Más allá de las distintas posturas en torno a la cancel culture, o si ciertos personajes merecen o no el beneficio de la duda –¿acaso Twitter perdonaría a Amalia Granata por sus dichos sobre el aborto?–, algunos interrogantes van más allá y tienen que ver con el poder y la influencia de los personajes involucrados, y cómo esto juega a favor aun en casos de condena moral generalizada. Es decir, el cancel ¿aplica a todos por igual? y ¿es realmente tan definitiva la condena?
"Una figura política parece tener la habilidad para ser juzgada más allá de su discurso, la cancelación no es práctica suficiente como para sacar a alguien de un cargo o de la política", se plantea en la nota de The New York Times. Y puede que sea verdad, después de todo, Trump, uno de los políticos más lapidados públicamente del último tiempo, no solo continúa en su puesto, sino que para algunos analistas su mala fama ha sido uno de los motivos por los cuales llegó al poder.

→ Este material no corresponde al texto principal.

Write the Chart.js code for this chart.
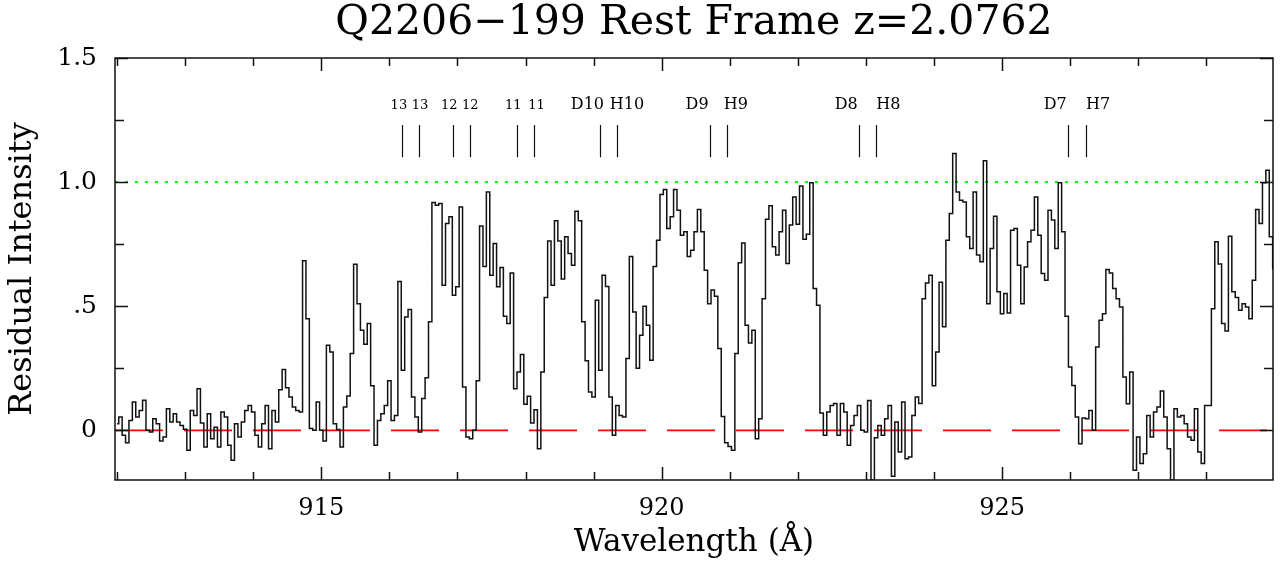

Otros como el mencionado Kanye West continúan vendiendo discos por millones y apareciendo en TV y la tapa de las revistas.
Y si la cancel culture no es más que performática o simbólica, un sinónimo del pulgar hacia abajo para la era cibernética (a falta de botón de "No me gusta"), ¿qué relevancia tiene entonces? Tal vez su valía resida en constituirse como uno de los primeros ensayos de este nuevo escenario, hacia una sociedad más crítica y autoconsciente, que con el tiempo irá limando aquellas posturas extremas, entendiendo sus contradicciones y produciendo juicios de mayor complejidad. En cualquier caso, bienvenido el debate.